Customer Insights

Under Pressure, Consumers Shift Their Spending

By Sarah Jenkins, Jean-Pierre DuPont, and Elena Rostova

SlideshowDecember 15, 20257 MIN READ
Under Pressure, Consumers Shift Their Spending

Macroeconomic headwinds are forcing a radical restructuring of consumer wallets. Rising cost-of-living indicators, supply chain bottlenecks, and persistent inflationary pressures mean that while consumers are spending more in absolute dollar terms, they are walking away with fewer goods in their baskets.

Our comprehensive global survey of 10,000 households reveals a starkly divided consumer landscape. To maintain margins and navigate this period of heightened price sensitivity, consumer-facing enterprises must move beyond blunt price increases and implement hyper-precise, algorithmic portfolio strategies.

The classical consumer demographic profiles are obsolete. Modern spending patterns are dictated by immediate liquidity pressures and a psychological shift toward micro-value preservation, where every purchase is rigorously scrutinized under a lens of utility and longevity.

The Decoupling of Spending and Satisfaction

For decades, consumer spending growth was viewed as a direct proxy for consumer confidence and economic optimism. Today, that correlation has completely broken down. Consumers are projecting a double-digit increase in spending over the next fiscal cycle, but this growth is driven almost entirely by necessity rather than desire.

As prices for energy, basic nutrition, and shelter climb, discretionary spending is being squeezed out. Consumers are engaging in "forced prioritization"—cutting back on travel, home improvement, and non-essential electronics to maintain their baseline standard of living.

This creates a high-stakes challenge for mid-tier brands. In an economy characterized by extreme budget allocation, consumers are either purchasing ultra-economical generic solutions or trading up exclusively to certified premium products, leaving middle-market brands stranded in an unprofitable vacuum.

  • Discretionary purchasing volumes have declined by an average of 8.5% across mature economies, even as gross dollar value spent increased by 4.2%.
  • Over 65% of households describe themselves as "highly stressed" regarding their financial trajectory, the highest level recorded since the 2008 financial crisis.

The Private-Label Surge and the Loyalty Crisis

With household budgets under continuous pressure, traditional brand loyalty is facing an unprecedented crisis.

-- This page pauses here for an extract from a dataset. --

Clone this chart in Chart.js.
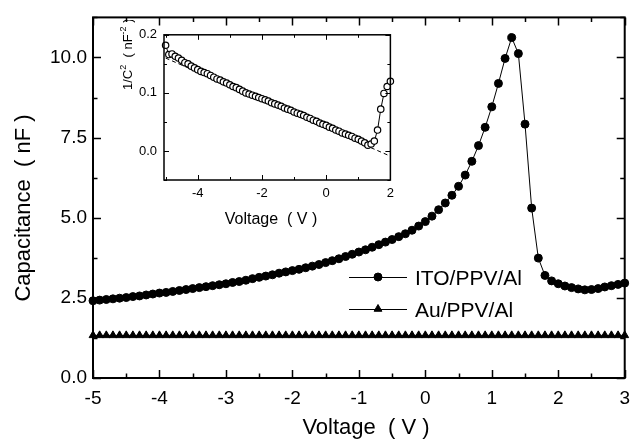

Consumers who once exclusively purchased premium brand-name goods are actively trading down to retail private labels and generic alternatives. These shifts are no longer temporary adjustments—they are becoming permanent behavioral baselines.

Retailers who have invested heavily in upgrading the quality and packaging of their private-label portfolios are capturing massive market share from legacy consumer packaged goods (CPG) giants. To survive, CPG leaders must rigorously justify their premium price points through demonstrable product superiority and high-value customer service layers.

  • Private-label category share has increased by an unprecedented 320 basis points across European and North American grocery markets.
  • CPG brands that implemented broad-based price increases without introducing noticeable product innovations lost an average of 6% in unit volume share.

Strategic Response: Precision Packaging and Price Tiering

Blunt price increases across entire product lines are no longer a viable corporate strategy. Winning consumer companies are adopting hyper-targeted pricing and structural portfolio engineering. This includes "pricing for occasion"—offering ultra-premium luxury tiers alongside highly economical value packs to capture both ends of the economic spectrum.

Furthermore, packaging optimization (adjusting pack sizes, formulation weights, and bundle structures) allows companies to hit key price-point thresholds that keep products accessible to cash-strapped households while protecting corporate operating margins.

Algorithmic Pricing Elasticity and Retail Media Optimization

To thrive under these highly volatile conditions, retailers are increasingly turning to real-time algorithmic pricing engines. By leveraging machine learning models that process localized demand signals, competitor inventory levels, and real-time inflation indices, consumer brands can execute dynamic micro-price adjustments.

In addition, leading retail chains are monetizing their immense pools of first-party customer data by building proprietary Retail Media Networks (RMN). These networks allow CPG brands to serve highly relevant, personalized advertisements to consumers directly at the point of sale, generating massive high-margin revenue streams that offset core product margin compression.

  • Implementing dynamic pricing algorithms can boost core gross margins by 12% while minimizing customer friction and volume churn.
  • Retail Media Networks currently represent one of the fastest-growing advertising channels, operating with operating profit margins exceeding 60%.